The Jones polynomial, V(t), emerged from a study of finite dimensional von Neumann algebras. It is an invariant of oreinted knots and links.

Shortly after its formulation by Jones, Kauffman gave a combinatorial definition using the bracket polynomial. In fact, the Jones polynomial can be obtained from the Kauffman bracket polynomial by evaluating at t ^{-1/4}. It can also be obtained from the Kauffman polynomial by substituting a= -t^{ -3/4 } and z= t^{ -1/4 }+t^{1/4 }.

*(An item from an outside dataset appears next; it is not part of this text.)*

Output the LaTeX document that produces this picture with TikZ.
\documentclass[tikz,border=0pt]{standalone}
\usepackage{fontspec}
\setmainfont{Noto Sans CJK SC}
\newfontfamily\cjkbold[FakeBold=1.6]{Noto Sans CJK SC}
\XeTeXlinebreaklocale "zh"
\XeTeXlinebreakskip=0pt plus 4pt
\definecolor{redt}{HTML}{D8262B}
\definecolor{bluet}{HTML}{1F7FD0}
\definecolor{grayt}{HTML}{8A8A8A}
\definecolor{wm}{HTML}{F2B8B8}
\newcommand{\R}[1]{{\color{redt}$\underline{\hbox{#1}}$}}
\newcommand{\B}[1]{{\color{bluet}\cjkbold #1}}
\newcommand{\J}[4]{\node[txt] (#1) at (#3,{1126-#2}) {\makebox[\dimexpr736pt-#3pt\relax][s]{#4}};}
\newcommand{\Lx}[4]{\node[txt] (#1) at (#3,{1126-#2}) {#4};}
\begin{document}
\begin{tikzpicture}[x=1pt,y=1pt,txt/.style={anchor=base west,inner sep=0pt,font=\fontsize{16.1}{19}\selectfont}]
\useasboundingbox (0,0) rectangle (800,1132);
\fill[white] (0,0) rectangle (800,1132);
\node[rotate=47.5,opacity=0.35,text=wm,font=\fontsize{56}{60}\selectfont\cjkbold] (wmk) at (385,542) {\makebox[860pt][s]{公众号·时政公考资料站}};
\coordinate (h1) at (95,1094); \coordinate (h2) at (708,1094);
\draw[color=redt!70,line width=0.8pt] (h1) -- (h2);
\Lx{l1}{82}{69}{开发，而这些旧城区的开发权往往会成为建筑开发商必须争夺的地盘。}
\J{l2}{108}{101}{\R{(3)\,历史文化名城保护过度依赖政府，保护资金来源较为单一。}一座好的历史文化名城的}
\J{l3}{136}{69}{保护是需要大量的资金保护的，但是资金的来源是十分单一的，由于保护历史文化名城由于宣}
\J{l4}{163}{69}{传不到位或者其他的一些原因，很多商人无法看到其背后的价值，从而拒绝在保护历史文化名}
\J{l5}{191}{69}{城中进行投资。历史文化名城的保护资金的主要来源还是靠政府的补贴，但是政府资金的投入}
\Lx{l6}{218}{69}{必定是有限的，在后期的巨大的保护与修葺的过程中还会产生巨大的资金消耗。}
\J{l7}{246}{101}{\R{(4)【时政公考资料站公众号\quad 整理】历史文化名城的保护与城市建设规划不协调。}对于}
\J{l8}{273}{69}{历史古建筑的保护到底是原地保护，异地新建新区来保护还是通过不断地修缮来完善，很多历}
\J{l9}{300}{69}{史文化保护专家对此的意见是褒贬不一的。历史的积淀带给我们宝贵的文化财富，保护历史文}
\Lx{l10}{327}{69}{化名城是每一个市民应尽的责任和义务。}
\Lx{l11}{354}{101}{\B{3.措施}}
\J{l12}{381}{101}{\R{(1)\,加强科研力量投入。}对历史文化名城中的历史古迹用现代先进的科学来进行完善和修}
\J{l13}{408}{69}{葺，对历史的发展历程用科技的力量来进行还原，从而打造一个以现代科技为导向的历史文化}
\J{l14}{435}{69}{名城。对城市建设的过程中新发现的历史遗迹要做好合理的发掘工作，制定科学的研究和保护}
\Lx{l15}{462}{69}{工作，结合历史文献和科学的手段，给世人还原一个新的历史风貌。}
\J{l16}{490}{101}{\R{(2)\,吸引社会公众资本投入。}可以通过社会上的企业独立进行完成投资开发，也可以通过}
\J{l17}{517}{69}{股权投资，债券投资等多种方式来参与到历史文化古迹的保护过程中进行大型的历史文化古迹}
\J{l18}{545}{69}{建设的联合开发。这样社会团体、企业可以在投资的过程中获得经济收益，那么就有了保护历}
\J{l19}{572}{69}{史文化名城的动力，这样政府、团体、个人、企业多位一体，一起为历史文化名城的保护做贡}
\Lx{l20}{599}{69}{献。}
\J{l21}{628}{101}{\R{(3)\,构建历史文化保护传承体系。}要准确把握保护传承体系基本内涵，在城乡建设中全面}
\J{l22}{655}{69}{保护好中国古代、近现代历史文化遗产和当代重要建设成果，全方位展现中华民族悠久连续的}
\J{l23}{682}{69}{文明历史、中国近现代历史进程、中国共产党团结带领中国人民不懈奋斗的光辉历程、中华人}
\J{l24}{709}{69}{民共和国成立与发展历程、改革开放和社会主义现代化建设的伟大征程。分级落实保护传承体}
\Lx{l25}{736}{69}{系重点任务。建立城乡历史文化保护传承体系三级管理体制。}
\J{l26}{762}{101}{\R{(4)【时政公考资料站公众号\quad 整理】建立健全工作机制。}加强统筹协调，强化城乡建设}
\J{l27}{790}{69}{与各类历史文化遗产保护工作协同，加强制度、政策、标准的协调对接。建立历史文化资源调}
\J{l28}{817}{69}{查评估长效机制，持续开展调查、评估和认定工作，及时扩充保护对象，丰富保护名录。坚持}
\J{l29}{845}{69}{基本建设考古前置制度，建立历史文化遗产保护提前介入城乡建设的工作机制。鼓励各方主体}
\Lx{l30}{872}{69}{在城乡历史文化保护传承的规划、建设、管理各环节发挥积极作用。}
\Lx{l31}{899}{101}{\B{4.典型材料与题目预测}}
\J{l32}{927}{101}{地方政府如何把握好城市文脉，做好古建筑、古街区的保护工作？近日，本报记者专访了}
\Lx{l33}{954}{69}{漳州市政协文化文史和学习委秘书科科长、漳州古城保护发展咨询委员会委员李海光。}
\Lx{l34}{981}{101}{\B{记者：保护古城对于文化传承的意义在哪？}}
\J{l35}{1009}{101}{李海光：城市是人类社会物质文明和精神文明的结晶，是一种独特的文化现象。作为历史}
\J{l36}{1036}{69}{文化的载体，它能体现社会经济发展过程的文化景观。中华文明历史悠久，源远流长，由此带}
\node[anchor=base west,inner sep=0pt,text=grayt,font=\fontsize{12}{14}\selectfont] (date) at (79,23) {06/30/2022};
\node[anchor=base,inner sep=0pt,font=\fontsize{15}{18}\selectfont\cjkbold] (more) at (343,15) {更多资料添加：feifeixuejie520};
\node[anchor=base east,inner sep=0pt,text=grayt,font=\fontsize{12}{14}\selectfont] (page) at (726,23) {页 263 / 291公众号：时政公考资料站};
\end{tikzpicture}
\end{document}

If K_{*} denotes the mirror image of a knot K, then V_{K*}(t) = V_{K}(t^{-1}). Thus the Jones polynomial can sometimes distinguish a knot from its mirror image and so is distinct from the Alexander polynomial. However, both are 1 variable specializations of the HOMFLY polynomial.

**References**

V. F. R. Jones, *A new knot polynomial and von Neumann algebras,* Bull. Amer. Math. Soc., **33** (1986), 219-225.

L. H. Kauffman, *State models and the Jones polynomial,* Topology. **26** (1987), 395-407.

W. B. R. Lickorish, *An introduction to knot theory*. New York : Springer, c1997.

K. Murasugi, *Knot theory and its applications*. Boston, Massachusetts : Birkhauser Boston, 1996.